Please write out the lines of the data exactly, beginning with the first and ending with the line containing "from matplotlib.ticker import FuncFormatter"; leave the pictures behind.

--- Record list ---

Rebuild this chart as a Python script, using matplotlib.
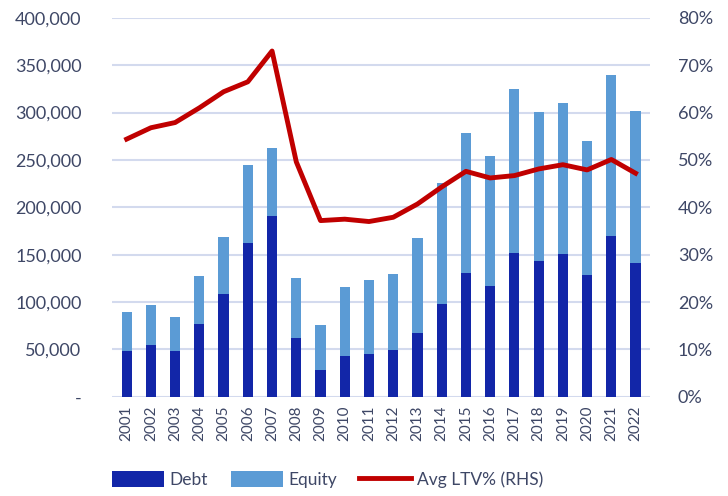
import numpy as np
import matplotlib
matplotlib.use('Agg')
import matplotlib.pyplot as plt
from matplotlib.ticker import FuncFormatter

years = [str(y) for y in range(2001, 2023)]
debt = [48300, 54700, 48300, 77200, 108900, 162200, 191000, 62000, 28200, 43000, 45100,
        49400, 67700, 98300, 131100, 117400, 151900, 143500, 150900, 129000, 169600, 141700]
total = [89600, 97000, 84600, 127300, 169200, 244700, 262600, 125500, 76100, 116000, 123700,
         130000, 168100, 225600, 278100, 254500, 325300, 300700, 310200, 269600, 339800, 301300]
equity = [t - d for t, d in zip(total, debt)]
ltv = [54.4, 56.8, 57.9, 61.0, 64.4, 66.5, 73.0, 49.6, 37.2, 37.5, 37.0,
       37.9, 40.7, 44.3, 47.6, 46.2, 46.7, 48.1, 49.0, 47.9, 50.1, 47.2]

txt = '#3e4766'
plt.rcParams['font.family'] = ['Lato', 'DejaVu Sans']

fig = plt.figure(figsize=(7.28, 4.96), dpi=100)
ax = fig.add_axes([0.154, 0.2, 0.739, 0.764])
x = np.arange(len(years))

ax.bar(x, debt, width=0.42, color='#1226a8', label='Debt', zorder=2)
ax.bar(x, equity, width=0.42, bottom=debt, color='#5b9bd5', label='Equity', zorder=2)

ax.set_ylim(0, 400000)
ax.set_yticks(np.arange(0, 400001, 50000))
ax.yaxis.set_major_formatter(FuncFormatter(lambda v, p: '-' if v == 0 else f'{int(v):,}'))
ax.grid(axis='y', color='#d3daee', linewidth=1.5, zorder=0)
ax.set_axisbelow(True)
ax.set_xlim(-0.6, len(years) - 0.4)
ax.set_xticks(x)
ax.set_xticklabels(years, rotation=90, fontsize=11, color=txt)
ax.tick_params(axis='y', labelsize=13, colors=txt, length=0, pad=22)
ax.tick_params(axis='x', length=0, pad=6)
for s in ax.spines.values():
    s.set_visible(False)

ax2 = ax.twinx()
ax2.plot(x, ltv, color='#c00000', linewidth=3.5, label='Avg LTV% (RHS)', zorder=3)
ax2.set_ylim(0, 80)
ax2.set_yticks(np.arange(0, 81, 10))
ax2.yaxis.set_major_formatter(FuncFormatter(lambda v, p: f'{int(v)}%'))
ax2.tick_params(axis='y', labelsize=13, colors=txt, length=0, pad=20)
for s in ax2.spines.values():
    s.set_visible(False)

h1, l1 = ax.get_legend_handles_labels()
h2, l2 = ax2.get_legend_handles_labels()
fig.legend(h1 + h2, l1 + l2, loc='lower center', bbox_to_anchor=(0.45, -0.015), ncol=3,
           frameon=False, fontsize=12.5, labelcolor=txt, handlelength=3.0, handleheight=1.0,
           columnspacing=1.3, handletextpad=0.3)

fig.savefig('out.png', dpi=100)
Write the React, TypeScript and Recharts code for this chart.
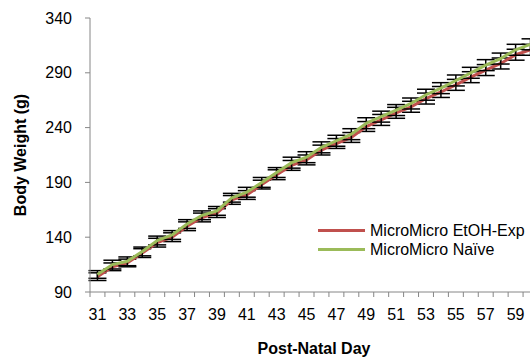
import {
  ErrorBar,
  Label,
  Legend,
  Line,
  LineChart,
  XAxis,
  YAxis,
} from "recharts";

const days = [
  31, 32, 33, 34, 35, 36, 37, 38, 39, 40, 41, 42, 43, 44, 45, 46, 47, 48, 49,
  50, 51, 52, 53, 54, 55, 56, 57, 58, 59, 60,
];

const etohExp = [
  104, 113, 116.5, 125.5, 135, 140, 150, 158, 162, 174, 178.5, 188, 197, 205.5,
  210.5, 219.5, 225.5, 231, 241, 247, 253.5, 259, 266.5, 272.5, 279, 286,
  292.5, 298.5, 306.5, 311,
];
const naive = [
  106, 115, 118, 127, 137, 142, 152, 160, 164, 176, 181, 190, 199, 208, 213,
  222, 228, 234, 244, 250, 256, 262, 270, 276, 283, 290, 297, 303, 311, 316,
];

const etohErr = [
  3.5, 3.5, 3.5, 4, 4, 4, 4, 4, 4, 4, 4, 4, 4.5, 4.5, 4.5, 4.5, 4.5, 4.5, 4.5,
  5, 5, 5, 5, 5, 5, 5, 5, 5, 5, 5,
];
const naiveErr = [
  3.5, 4, 4, 4, 4, 4, 4, 4, 4, 4, 4.5, 4.5, 4.5, 5, 5, 5, 5, 5, 5, 5, 5, 5, 5,
  5, 5, 5, 5, 5, 5, 5,
];

const yTicks = [90, 140, 190, 240, 290, 340];

const RED = "#C0504D";
const GREEN = "#9BBB59";
const AXIS = "#868686";
const FONT = "'Liberation Sans', Arial, sans-serif";

// chart is a little wider than the frame, so day 60 sits past the right edge
const CHART_W = 540;
const CHART_H = 358;
const PLOT_LEFT = 90;
const PLOT_BOTTOM = 292;
const PLOT_RIGHT_MARGIN = 2;
const HALF_STEP = (CHART_W - PLOT_LEFT - PLOT_RIGHT_MARGIN) / days.length / 2;

const data = days.map((day, i) => ({
  day,
  etoh: etohExp[i],
  etohErr: etohErr[i],
  naive: naive[i],
  naiveErr: naiveErr[i],
}));

// tick marks fall between days, labels on every other day
function DayTick(props: any) {
  const { x, y, payload } = props;
  const day = payload.value as number;
  return (
    <g>
      <line
        x1={x - HALF_STEP}
        x2={x - HALF_STEP}
        y1={y}
        y2={y + 5}
        stroke={AXIS}
        strokeWidth={1}
      />
      {day % 2 === 1 && (
        <text
          x={x}
          y={y + 28}
          textAnchor="middle"
          fill="#000"
          fontSize={16}
          fontFamily={FONT}
        >
          {day}
        </text>
      )}
    </g>
  );
}

// weight labels right-aligned a fixed distance left of the axis line
function WeightTick(props: any) {
  const { y, payload } = props;
  return (
    <text
      x={PLOT_LEFT - 18}
      y={y}
      dy={5.5}
      textAnchor="end"
      fill="#000"
      fontSize={16}
      fontFamily={FONT}
    >
      {payload.value}
    </text>
  );
}

function DayTitle(props: any) {
  const { viewBox } = props;
  return (
    <text
      x={viewBox.x + viewBox.width / 2}
      y={PLOT_BOTTOM + 62}
      textAnchor="middle"
      fill="#000"
      fontSize={16}
      fontWeight="bold"
      fontFamily={FONT}
    >
      Post-Natal Day
    </text>
  );
}

function SeriesLegend(props: any) {
  const { payload } = props;
  return (
    <div style={{ fontFamily: FONT, fontSize: 16, color: "#000" }}>
      {payload.map((entry: any) => (
        <div
          key={entry.value}
          style={{ display: "flex", alignItems: "center", height: 19 }}
        >
          <span
            style={{
              display: "inline-block",
              width: 47,
              height: 3,
              background: entry.color,
              marginRight: 5,
            }}
          />
          <span style={{ whiteSpace: "nowrap" }}>{entry.value}</span>
        </div>
      ))}
    </div>
  );
}

export default function App() {
  return (
    <div
      style={{
        position: "absolute",
        left: 0,
        top: 0,
        width: 530,
        height: 358,
        overflow: "hidden",
        background: "#fff",
      }}
    >
      <LineChart
        width={CHART_W}
        height={CHART_H}
        data={data}
        margin={{ top: 18, right: PLOT_RIGHT_MARGIN, bottom: 0, left: 0 }}
      >
        <XAxis
          dataKey="day"
          type="number"
          domain={[30.5, 60.5]}
          ticks={days}
          interval={0}
          allowDataOverflow
          height={CHART_H - PLOT_BOTTOM}
          stroke={AXIS}
          tickLine={false}
          tickSize={0}
          tickMargin={0}
          tick={<DayTick />}
        >
          <Label content={<DayTitle />} />
        </XAxis>
        <YAxis
          domain={[90, 340]}
          ticks={yTicks}
          interval={0}
          width={PLOT_LEFT}
          stroke={AXIS}
          tickSize={5}
          tick={<WeightTick />}
        >
          <Label
            value="Body Weight (g)"
            angle={-90}
            position="insideLeft"
            offset={20}
            style={{
              textAnchor: "middle",
              fontFamily: FONT,
              fontSize: 16,
              fontWeight: "bold",
              fill: "#000",
            }}
          />
        </YAxis>
        <Legend
          layout="vertical"
          align="center"
          verticalAlign="middle"
          content={<SeriesLegend />}
          wrapperStyle={{ position: "absolute", left: 318, top: 221, width: "auto" }}
        />
        <Line
          dataKey="etoh"
          name="MicroMicro EtOH-Exp"
          stroke={RED}
          strokeWidth={3}
          dot={false}
          isAnimationActive={false}
        >
          <ErrorBar
            dataKey="etohErr"
            width={9}
            stroke="#000"
            strokeWidth={1.5}
            isAnimationActive={false}
          />
        </Line>
        <Line
          dataKey="naive"
          name="MicroMicro Naïve"
          stroke={GREEN}
          strokeWidth={3}
          dot={false}
          isAnimationActive={false}
        >
          <ErrorBar
            dataKey="naiveErr"
            width={9}
            stroke="#000"
            strokeWidth={1.5}
            isAnimationActive={false}
          />
        </Line>
      </LineChart>
    </div>
  );
}
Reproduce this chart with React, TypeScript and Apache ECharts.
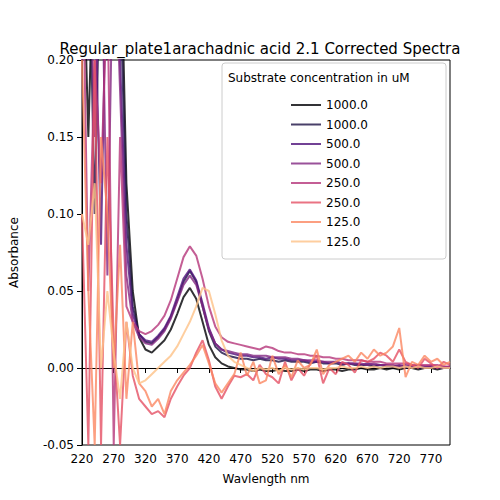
import React, { useEffect, useRef } from 'react';
import * as echarts from 'echarts';

const wavelengths = Array.from({ length: 59 }, (_, i) => 220 + i * 10);

const seriesNames = ['1000.0', '1000.0', '500.0', '500.0', '250.0', '250.0', '125.0', '125.0'];
const seriesColors = ['#000004', '#1c1044', '#4f127b', '#812581', '#b5367a', '#e55064', '#fb8761', '#fec287'];

const conc1000a = [0.3, 0.15, 0.3, 0.25, 0.3, 0.3, 0.3, 0.12, 0.05, 0.02, 0.012, 0.01, 0.014, 0.018, 0.025, 0.035, 0.046, 0.052, 0.045, 0.03, 0.015, 0.007, 0.003, 0.001, 0.0, -0.001, -0.001, -0.002, -0.001, -0.002, -0.002, -0.001, -0.002, -0.002, -0.001, -0.002, -0.001, -0.001, -0.002, -0.001, -0.001, -0.002, -0.001, -0.001, 0.0, -0.001, -0.001, 0.0, -0.001, 0.0, -0.001, 0.0, 0.0, -0.001, 0.0, 0.0, -0.001, 0.0, 0.0];
const conc1000b = [0.25, 0.3, 0.1, 0.3, 0.2, 0.3, 0.25, 0.1, 0.04, 0.022, 0.017, 0.016, 0.02, 0.025, 0.033, 0.044, 0.056, 0.063, 0.056, 0.04, 0.024, 0.014, 0.01, 0.008, 0.007, 0.006, 0.006, 0.005, 0.006, 0.005, 0.005, 0.004, 0.005, 0.004, 0.004, 0.004, 0.003, 0.004, 0.003, 0.003, 0.003, 0.002, 0.003, 0.002, 0.002, 0.002, 0.001, 0.002, 0.001, 0.001, 0.001, 0.0, 0.001, 0.0, 0.0, 0.001, 0.0, 0.0, 0.0];
const conc500a = [0.3, 0.2, 0.25, 0.08, 0.3, 0.25, 0.2, 0.08, 0.035, 0.022, 0.018, 0.017, 0.021, 0.026, 0.034, 0.046, 0.058, 0.064, 0.057, 0.042, 0.026, 0.016, 0.012, 0.01, 0.009, 0.008, 0.008, 0.007, 0.007, 0.006, 0.007, 0.006, 0.006, 0.005, 0.005, 0.005, 0.004, 0.004, 0.004, 0.003, 0.004, 0.003, 0.003, 0.003, 0.002, 0.003, 0.002, 0.002, 0.002, 0.001, 0.002, 0.001, 0.001, 0.002, 0.001, 0.001, 0.001, 0.0, 0.001];
const conc500b = [0.2, 0.3, 0.15, 0.3, 0.06, 0.3, 0.18, 0.06, 0.03, 0.02, 0.016, 0.015, 0.019, 0.024, 0.032, 0.043, 0.054, 0.06, 0.054, 0.04, 0.025, 0.016, 0.012, 0.011, 0.01, 0.009, 0.009, 0.008, 0.008, 0.008, 0.007, 0.007, 0.007, 0.006, 0.006, 0.005, 0.005, 0.005, 0.004, 0.004, 0.004, 0.003, 0.003, 0.003, 0.003, 0.002, 0.003, 0.002, 0.002, 0.002, 0.001, 0.002, 0.001, 0.001, 0.001, 0.001, 0.0, 0.001, 0.0];
const conc250a = [0.3, 0.05, 0.2, 0.12, 0.25, -0.05, 0.15, 0.04, 0.03, 0.024, 0.022, 0.024, 0.028, 0.034, 0.044, 0.058, 0.072, 0.079, 0.073, 0.058, 0.04, 0.027, 0.02, 0.017, 0.016, 0.015, 0.014, 0.013, 0.012, 0.014, 0.013, 0.011, 0.01, 0.01, 0.009, 0.009, 0.008, 0.008, 0.007, 0.007, 0.006, 0.006, 0.005, 0.005, 0.005, 0.004, 0.004, 0.004, 0.003, 0.003, 0.003, 0.003, 0.002, 0.002, 0.002, 0.002, 0.002, 0.001, 0.001];
const conc250b = [0.1, -0.05, 0.2, -0.05, 0.15, 0.02, -0.05, 0.03, -0.005, -0.02, -0.025, -0.03, -0.028, -0.032, -0.02, -0.012, -0.005, 0.0, 0.01, 0.018, 0.005, -0.012, -0.02, -0.012, -0.005, -0.006, -0.004, -0.008, 0.002, -0.004, -0.006, -0.01, 0.004, -0.008, 0.0, -0.005, 0.003, 0.008, -0.01, 0.0, -0.004, 0.004, 0.002, -0.003, 0.005, 0.004, 0.006, 0.01, 0.008, 0.004, 0.012, 0.004, 0.002, 0.0, 0.006, 0.003, 0.0, 0.004, 0.002];
const conc125a = [0.2, 0.05, -0.05, 0.15, 0.1, 0.0, 0.08, -0.02, 0.03, -0.01, -0.015, -0.025, -0.02, -0.03, -0.015, -0.008, -0.003, 0.002, 0.008, 0.015, 0.003, -0.01, -0.016, -0.01, -0.004, 0.01, -0.005, 0.004, -0.01, -0.008, 0.008, -0.004, 0.002, -0.006, 0.005, 0.0, 0.002, 0.012, -0.004, 0.002, 0.004, 0.006, 0.008, 0.004, 0.01, 0.006, 0.012, 0.008, 0.01, 0.014, 0.026, -0.006, 0.004, 0.002, 0.008, 0.004, 0.006, 0.002, 0.004];
const conc125b = [0.1, 0.08, 0.12, 0.0, 0.05, 0.01, -0.02, 0.03, 0.0, -0.01, -0.008, -0.004, 0.0, 0.004, 0.008, 0.014, 0.022, 0.03, 0.04, 0.052, 0.05, 0.035, 0.018, 0.008, 0.004, 0.002, 0.0, -0.002, 0.0, -0.001, 0.0, -0.002, 0.0, -0.001, 0.0, -0.001, 0.0, 0.0, -0.001, 0.0, 0.0, 0.001, 0.0, 0.0, 0.001, 0.0, 0.001, 0.0, 0.001, 0.001, 0.0, 0.001, 0.0, 0.001, 0.0, 0.0, 0.001, 0.0, 0.0];

const seriesValues = [conc1000a, conc1000b, conc500a, conc500b, conc250a, conc250b, conc125a, conc125b];

export default function App() {
  const chartRef = useRef<HTMLDivElement>(null);

  useEffect(() => {
    if (!chartRef.current) return;
    const chart = echarts.init(chartRef.current, null, { renderer: 'svg' });

    const option: echarts.EChartsOption = {
      animation: false,
      backgroundColor: '#fff',
      textStyle: { fontFamily: 'DejaVu Sans' },
      title: {
        text: 'Regular_plate1arachadnic acid 2.1 Corrected Spectra',
        left: 255,
        top: 36,
        textAlign: 'center',
        textStyle: { fontSize: 15, fontWeight: 'normal', color: '#000' },
      },
      legend: {
        orient: 'vertical',
        left: 286,
        top: 94,
        itemWidth: 30,
        itemHeight: 2,
        itemGap: 7.5,
        icon: 'rect',
        textStyle: { fontSize: 12, color: '#000' },
        data: seriesNames.map((n, i) => ({ name: n + '#' + i })),
        formatter: (n: string) => n.split('#')[0],
      },
      graphic: [
        {
          type: 'rect',
          shape: { x: 222, y: 63, width: 224, height: 196, r: 3 },
          style: { fill: 'rgba(255,255,255,0.8)', stroke: '#ccc', lineWidth: 1 },
          z: 0,
        },
        {
          type: 'text',
          x: 228,
          y: 72,
          style: { text: 'Substrate concentration in uM', fontSize: 12, fill: '#000', fontFamily: 'DejaVu Sans' },
          z: 10,
        },
      ],
      grid: { left: 62, right: 50, top: 60, bottom: 55, show: true, borderColor: '#000', borderWidth: 1, backgroundColor: 'transparent' },
      xAxis: {
        type: 'value',
        min: 220,
        max: 800,
        interval: 50,
        name: 'Wavlength nm',
        nameLocation: 'middle',
        nameGap: 28,
        nameTextStyle: { fontSize: 12, color: '#000' },
        axisLine: { lineStyle: { color: '#000' } },
        axisTick: { lineStyle: { color: '#000' } },
        axisLabel: { color: '#000', fontSize: 12, showMaxLabel: false },
        splitLine: { show: false },
      },
      yAxis: {
        type: 'value',
        min: -0.05,
        max: 0.2,
        interval: 0.05,
        name: 'Absorbance',
        nameLocation: 'middle',
        nameGap: 62,
        nameTextStyle: { fontSize: 12, color: '#000' },
        axisLine: { show: true, lineStyle: { color: '#000' } },
        axisTick: { show: true, lineStyle: { color: '#000' } },
        axisLabel: { color: '#000', fontSize: 12, formatter: (v: number) => v.toFixed(2) },
        splitLine: { show: false },
      },
      series: seriesValues.map((vals, i) => ({
        name: seriesNames[i] + '#' + i,
        type: 'line',
        data: wavelengths.map((w, j) => [w, vals[j]]),
        showSymbol: false,
        clip: true,
        color: seriesColors[i],
        lineStyle: { width: 2, opacity: 0.8, color: seriesColors[i] },
        itemStyle: { color: seriesColors[i], opacity: 0.8 },
        z: 2,
      })),
    };

    chart.setOption(option);
    return () => chart.dispose();
  }, []);

  return (
    <div
      ref={chartRef}
      style={{ position: 'fixed', left: 0, top: 0, width: 500, height: 500 }}
    />
  );
}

---

[Result]
Rebuild this chart as a Python script, using matplotlib.
import numpy as np
import matplotlib
matplotlib.use('Agg')
import matplotlib.pyplot as plt
from matplotlib.ticker import FuncFormatter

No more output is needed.